Hmm. Have you tried using the redistributable JRE? I know when I was writing an installer for some windows software, all you had to do was extract the directory structure and it would work just fine.

Chad Okere
These VMs are for developets to use to build the application so they need the JDK i think?
Arthur Ulfeldt
+1  A: 

OpenJDK does not have a EULA and can be installed non-interactively. See also http://openjdk.java.net/install/

Pascal Thivent
have you used it with the latest clojure?
Arthur Ulfeldt
Well, I just did with *OpenJDK Runtime Environment (IcedTea6 1.6.1) (6b16-1.6.1-3ubuntu1)* and *Clojure 1.1.0-master-SNAPSHOT* and everything seems to be working.
Pascal Thivent
+4  A: 

If I recall correctly the "accept the license" bit can be set explicitly as the output from the installation process says that the license has already been accepted at a later stage. Hence, look into the Ubuntu package and figure out how to do this.
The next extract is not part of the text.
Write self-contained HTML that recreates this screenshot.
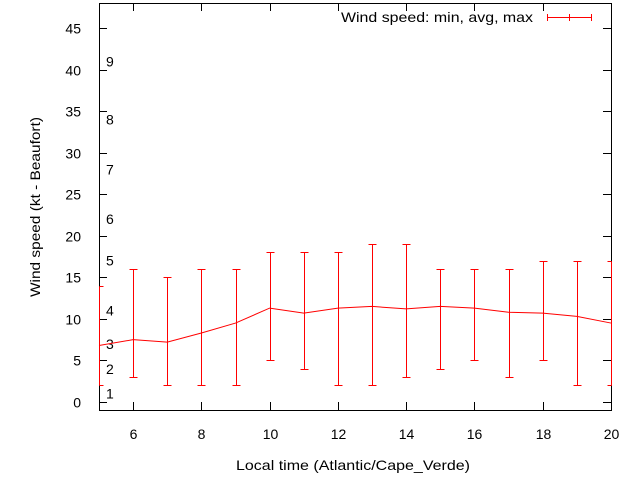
<!DOCTYPE html>
<html><head><meta charset="utf-8"><style>
body{margin:0;background:#fff}
svg{display:block;font-family:"Liberation Sans",sans-serif}
</style></head><body>
<svg id="chart" width="640" height="480" xmlns="http://www.w3.org/2000/svg">
<rect x="99.5" y="3.5" width="512" height="407" fill="none" stroke="#000" stroke-width="1"/>
<g id="ticks"></g>
<g id="beaufort"></g>
<g id="series"></g>
<text transform="translate(40,207) rotate(-90)" text-anchor="middle" font-size="14" textLength="180" lengthAdjust="spacingAndGlyphs">Wind speed (kt - Beaufort)</text>
<text x="353" y="470" text-anchor="middle" font-size="14" textLength="234" lengthAdjust="spacingAndGlyphs">Local time (Atlantic/Cape_Verde)</text>
<g>
<text x="533" y="22" text-anchor="end" font-size="14" textLength="192" lengthAdjust="spacingAndGlyphs">Wind speed: min, avg, max</text>
<g stroke="red" stroke-width="1">
<line x1="547" y1="17.5" x2="592" y2="17.5"/><line x1="547.5" y1="14" x2="547.5" y2="21"/><line x1="569.5" y1="14" x2="569.5" y2="21"/><line x1="591.5" y1="14" x2="591.5" y2="21"/>
</g></g>
</svg>
<script>
const hours=[5,6,7,8,9,10,11,12,13,14,15,16,17,18,19,20];
const avgKt=[6.8,7.5,7.2,8.3,9.5,11.3,10.7,11.3,11.5,11.2,11.5,11.3,10.8,10.7,10.3,9.5];
const minKt=[2,3,2,2,2,5,4,2,2,3,4,5,3,5,2,2];
const maxKt=[14,16,15,16,16,18,18,18,19,19,16,16,16,17,17,17];
const yTicks=[0,5,10,15,20,25,30,35,40,45];
const xTicks=[6,8,10,12,14,16,18,20];
const beaufortKt=[1,4,7,11,17,22,28,34,41];
const beaufortLabels=["1","2","3","4","5","6","7","8","9"];
const NS="http://www.w3.org/2000/svg";
function X(h){return 99+(h-5)*(512/15);}
function Y(v){return 402-v*8.31;}
function mk(tag,attrs,parent,txt){const e=document.createElementNS(NS,tag);for(const k in attrs)e.setAttribute(k,attrs[k]);if(txt!==undefined)e.textContent=txt;parent.appendChild(e);return e;}
const tg=document.getElementById('ticks');
yTicks.forEach(v=>{const y=Math.round(Y(v))+0.5;
 const l=mk('line',{x1:99,y1:y,x2:107,y2:y,stroke:'#000'},tg);
 
 
 mk('line',{x1:603,y1:y,x2:611,y2:y,stroke:'#000'},tg);
 const t=mk('text',{x:81,y:y+5,'text-anchor':'end','font-size':14},tg,String(v));
 
 
});
xTicks.forEach(h=>{const x=Math.round(X(h))+0.5;
 const l=mk('line',{x1:x,y1:410,x2:x,y2:402,stroke:'#000'},tg);
 
 
 mk('line',{x1:x,y1:3,x2:x,y2:11,stroke:'#000'},tg);
 const t=mk('text',{x:x,y:439,'text-anchor':'middle','font-size':14},tg,String(h));
 
 
});
const bg=document.getElementById('beaufort');
beaufortKt.forEach((v,i)=>{const t=mk('text',{x:106,y:Y(v)+5,'font-size':14},bg,beaufortLabels[i]);
 
 
});
const sg=document.getElementById('series');
const line=mk('polyline',{points:hours.map((h,i)=>X(h)+','+Y(avgKt[i])).join(' '),fill:'none',stroke:'red','stroke-width':1},sg);


hours.forEach((h,i)=>{const x=Math.round(X(h))+0.5;const g=mk('g',{stroke:'red','stroke-width':1},sg);
 
 
 const y1=Math.round(Y(minKt[i]))+0.5,y2=Math.round(Y(maxKt[i]))+0.5;
 mk('line',{x1:x,y1:y1,x2:x,y2:y2},g);
 mk('line',{x1:Math.max(x-4,99.5),y1:y1,x2:Math.min(x+4,611.5),y2:y1},g);
 mk('line',{x1:Math.max(x-4,99.5),y1:y2,x2:Math.min(x+4,611.5),y2:y2},g);
});
</script>
</body></html>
I would not go the OpenJDK way as I do not believe it has passed the TCK yet.


EDIT: It appears that this is the way to do it:

DEBIAN_FRONTEND=noninteractive apt-get install -y java5-sun-jre || :
debconf 'echo SET shared/accepted-sun-dlj-v1-1 true; echo $(read) >&2'
apt-get install -y java5-sun-jre

http://ubuntuforums.org/showpost.php?p=6752243&postcount=9

Thorbjørn Ravn Andersen
See http://java.dzone.com/news/red-hats-icedtea-project-power and http://www.sun.com/software/opensource/java/faq.jsp#k24 about OpenJDK and the JCK
Pascal Thivent
Interesting. Did OpenJDK pass the TCK on Ubuntu? If I understand correctly it is not enough to pass on another Linux platform (glibc versions, gcc versions and other nastyness)
Thorbjørn Ravn Andersen
+2  A: 

With Ubuntu 9.04 at least I used OpenJDK and had no problems, though I never beat it up enough to say there were 0 problems, and this was before recent 1.1 RCs so things may have changed there as well. However it was perfectly usable and I doubt that has changed.